If we have a matrix $$\mathbb{A}= \begin{bmatrix} \mathbb{B} & \mathbb{a}\\ \mathbb{a}^T & 0 \end{bmatrix} $$ where $\mathbb{B}=\mathbb{C}+\sigma \mathbb{aa}^T$ is a $n\times n$ positive semidefinite matrix and $\mathbb{a}$ is a column vector with $n$ elements and $\mathbb{C}$ is also a positive semidefinite matrix. In this case is it always true that $\mathbb{A}$ has exactly one negative eigenvalue? If it is true then how to prove it?
My try:
I know there is theorem (and I do not know how to prove this theorem either and its name either, please provide the name of this theorem) which says that, with the construction of $\mathbb{A}$ provided above, we always have $$\lambda_n(\mathbb{A})\geq \lambda_n(\mathbb{B})\geq 0.$$ But even with this theorem we can say that $n$ eigen values are non-negative but it does not say anything about the $n+1$th eigenvalue. So, I do not know how to use this theorem to prove that $\mathbb{A}$ has exactly one negative eigenvalue. Any help in clarification will be much appreciated. Thanks in advance.
You miss an important assumption that $a$ is nonzero. The form of $B$ does not matter. Assuming that it’s positive semidefinite is enough.
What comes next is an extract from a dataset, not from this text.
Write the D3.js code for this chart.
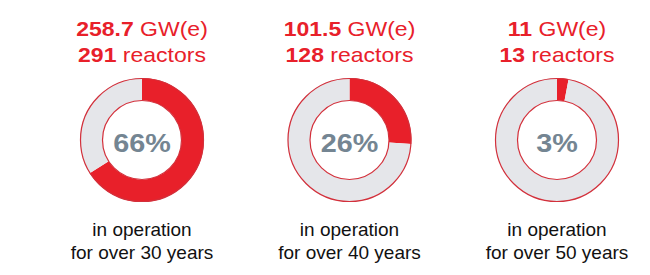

So you know that there’s at most one negative eigenvalue (thanks to the Cauchy interlacing theorem). The whole matrix $A$ cannot be positive semidefinite since otherwise the zero on the diagonal would imply $a=0$ (zero on the diagonal of a semidefinite matrix implies the whole corresponding row/column is zero). Hence it has at least one negative eigenvalue.